"There's been a lot of attention on the obesity epidemic in the country, but [an assessment of] malnutrition cannot be done visually," says Parkhurst, who is also medical director of the hospitalist section and medical director of the University of Kansas Hospital Nutrition Support Service. "You can have a patient that looks to be visually overnourished, but who could actually be malnourished. You can get caught missing the diagnosis."
And that's the problem, she explains. Too many potential malnutrition diagnoses are being missed. That's why the alliance has issued a "wake-up call" in a report for providers to collaborate and improve nutritional care, Parkhurst says.
For physicians and hospitals, dealing with patients' nutrition is important for improved patient care—and for the financial bottom-line of the healthcare providers themselves, Parkhurst adds.
The alliance reports that malnutrition is "associated with many adverse outcomes," such as increased infection rates, muscle wasting, impaired wound healing and immune suppression. Malnutrition also can result in increased risk of patient falls and overall longer hospital stays.
Many of the adverse outcomes influenced by malnutrition are potentially preventable, the alliance states. Nosocomial infections are one example.

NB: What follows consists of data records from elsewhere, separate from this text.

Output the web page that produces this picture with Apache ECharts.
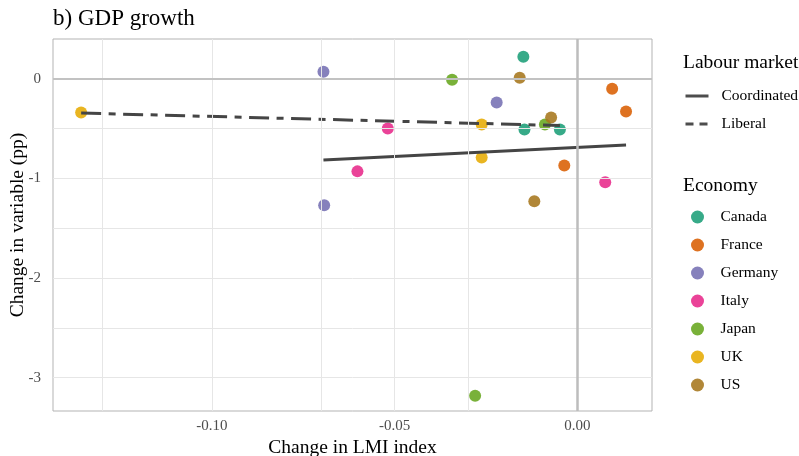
<!DOCTYPE html>
<html>
<head>
<meta charset="utf-8">
<script src="https://cdn.jsdelivr.net/npm/echarts@6/dist/echarts.min.js"></script>
<style>
  html, body { margin: 0; padding: 0; background: #fff; }
  #chart { width: 799px; height: 456px; }
</style>
</head>
<body>
<div id="chart"></div>
<script>
// economies + colours (Dark2)
const economies = ['Canada', 'France', 'Germany', 'Italy', 'Japan', 'UK', 'US'];
const ecoColors = ['#1b9e77', '#d95f02', '#7570b3', '#e7298a', '#66a61e', '#e6ab02', '#a6761d'];

// [change in LMI index, change in variable (pp)]
const canadaPts  = [[-0.0148, 0.22], [-0.0145, -0.51], [-0.0048, -0.51]];
const francePts  = [[0.0095, -0.10], [0.0133, -0.33], [-0.0036, -0.87]];
const germanyPts = [[-0.0695, 0.07], [-0.0221, -0.24], [-0.0693, -1.27]];
const italyPts   = [[-0.0519, -0.50], [-0.0602, -0.93], [0.0076, -1.04]];
const japanPts   = [[-0.0343, -0.01], [-0.0089, -0.46], [-0.0280, -3.18]];
const ukPts      = [[-0.1358, -0.34], [-0.0262, -0.46], [-0.0262, -0.79]];
const usPts      = [[-0.0158, 0.01], [-0.0072, -0.39], [-0.0118, -1.23]];
const ecoPts = [canadaPts, francePts, germanyPts, italyPts, japanPts, ukPts, usPts];

// fitted lines by labour market type
const coordinatedFit = [[-0.0695, -0.815], [0.0133, -0.665]];
const liberalFit     = [[-0.1358, -0.345], [-0.0048, -0.47]];

// axis ticks / grid
const xTicks = [-0.10, -0.05, 0.00];
const yTicks = [0, -1, -2, -3];
const xGrid  = [-0.125, -0.10, -0.075, -0.05, -0.025];
const yGrid  = [-0.5, -1, -1.5, -2, -2.5, -3];

const FONT = 'Liberation Serif';
const LINE_COLOR = '#454545';
const chart = echarts.init(document.getElementById('chart'), null, { renderer: 'canvas' });

const gridLines = []
  .concat(xGrid.map(v => ({ xAxis: v })))
  .concat(yGrid.map(v => ({ yAxis: v })));

const series = [];

// background grid + zero lines on a dummy series
series.push({
  name: '_grid', type: 'scatter', data: [], silent: true, z: 1,
  markLine: {
    silent: true, symbol: 'none', animation: false,
    label: { show: false },
    lineStyle: { color: '#e6e6e6', width: 1, type: 'solid' },
    data: gridLines
  }
});
series.push({
  name: '_zero', type: 'scatter', data: [], silent: true, z: 2,
  markLine: {
    silent: true, symbol: 'none', animation: false,
    label: { show: false },
    data: [
      { yAxis: 0, lineStyle: { color: '#c2c2c2', width: 2, type: 'solid' } },
      { xAxis: 0, lineStyle: { color: '#bdbdbd', width: 2.5, type: 'solid' } }
    ]
  }
});

economies.forEach((name, i) => {
  series.push({
    name: name, type: 'scatter', data: ecoPts[i], z: 3,
    symbol: 'circle', symbolSize: 12,
    itemStyle: { color: ecoColors[i], opacity: 0.88 }
  });
});

series.push({
  name: 'Coordinated', type: 'line', data: coordinatedFit, z: 4,
  symbol: 'none', lineStyle: { color: LINE_COLOR, width: 3, type: 'solid' },
  itemStyle: { color: LINE_COLOR }
});
series.push({
  name: 'Liberal', type: 'line', data: liberalFit, z: 4,
  symbol: 'none', lineStyle: { color: LINE_COLOR, width: 3, type: [20, 7.5, 7, 7.5] },
  itemStyle: { color: LINE_COLOR }
});

const titleStyle = { fontFamily: FONT, fontSize: 19.5, fontWeight: 'normal', color: '#000' };

chart.setOption({
  animation: false,
  backgroundColor: '#fff',
  textStyle: { fontFamily: FONT },
  title: [
    { text: 'b) GDP growth', left: 48, top: 2,
      textStyle: { fontFamily: FONT, fontSize: 23, fontWeight: 'normal', color: '#000' } },
    { text: 'Labour market', left: 678, top: 48, textStyle: titleStyle },
    { text: 'Economy', left: 678, top: 171, textStyle: titleStyle }
  ],
  grid: {
    left: 53, top: 39, right: 147, bottom: 45,
    outerBoundsMode: 'none',
    show: true, borderColor: '#b3b3b3', borderWidth: 1, backgroundColor: 'transparent'
  },
  legend: [
    {
      data: [
        { name: 'Coordinated', itemStyle: { opacity: 0 },
          lineStyle: { width: 3, color: '#4d4d4d' } },
        { name: 'Liberal', itemStyle: { opacity: 0 },
          lineStyle: { width: 3, color: '#4d4d4d', type: [8, 6] } }
      ],
      orient: 'vertical', left: 679, top: 83,
      itemWidth: 23, itemHeight: 14, itemGap: 12,
      selectedMode: false,
      textStyle: { fontFamily: FONT, fontSize: 15.5, lineHeight: 14, color: '#000', padding: [0, 0, 0, 8] }
    },
    {
      data: economies,
      icon: 'circle',
      orient: 'vertical', left: 686, top: 204,
      itemWidth: 36, itemHeight: 13, itemGap: 12,
      selectedMode: false,
      textStyle: { fontFamily: FONT, fontSize: 15.5, lineHeight: 13, color: '#000' }
    }
  ],
  xAxis: {
    type: 'value', min: -0.1435, max: 0.0204,
    name: 'Change in LMI index', nameLocation: 'middle', nameGap: 27, nameMoveOverlap: false,
    nameTextStyle: { fontFamily: FONT, fontSize: 19.5, color: '#000' },
    axisLine: { show: false },
    axisTick: { show: true, customValues: xTicks, length: 4, lineStyle: { color: '#b3b3b3' } },
    axisLabel: { customValues: xTicks, formatter: v => v.toFixed(2), fontFamily: FONT, fontSize: 15, color: '#4d4d4d', margin: 8 },
    splitLine: { show: false }
  },
  yAxis: {
    type: 'value', min: -3.334, max: 0.398,
    name: 'Change in variable (pp)', nameLocation: 'middle', nameGap: 25, nameRotate: 90, nameMoveOverlap: false,
    nameTextStyle: { fontFamily: FONT, fontSize: 19.5, color: '#000' },
    axisLine: { show: false },
    axisTick: { show: true, customValues: yTicks, length: 4, lineStyle: { color: '#b3b3b3' } },
    axisLabel: { customValues: yTicks, formatter: v => String(v), fontFamily: FONT, fontSize: 15, color: '#4d4d4d', margin: 12 },
    splitLine: { show: false }
  },
  series: series
});
</script>
</body>
</html>
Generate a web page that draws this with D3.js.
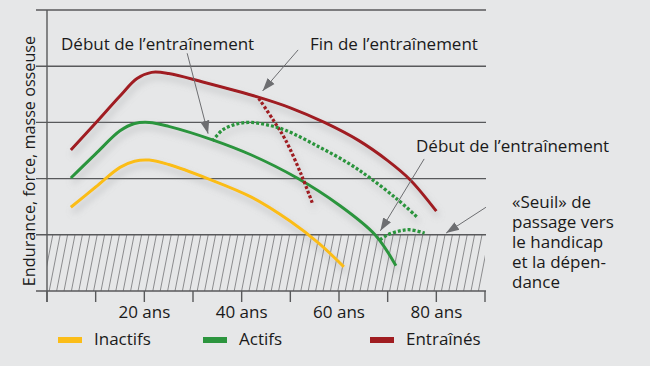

About 2 million nosocomial infections occur annually in the U.S., and patients who have them are more likely to spend time in the intensive care unit, "be readmitted, and die as a result," the alliance states.
Hospitalized patients, regardless of body mass, can suffer from "undernutrition" because of their propensity for reduced food intake which could be the result of poor appetite from illnesses, gastrointestinal symptoms, or reduced ability to chew or swallow.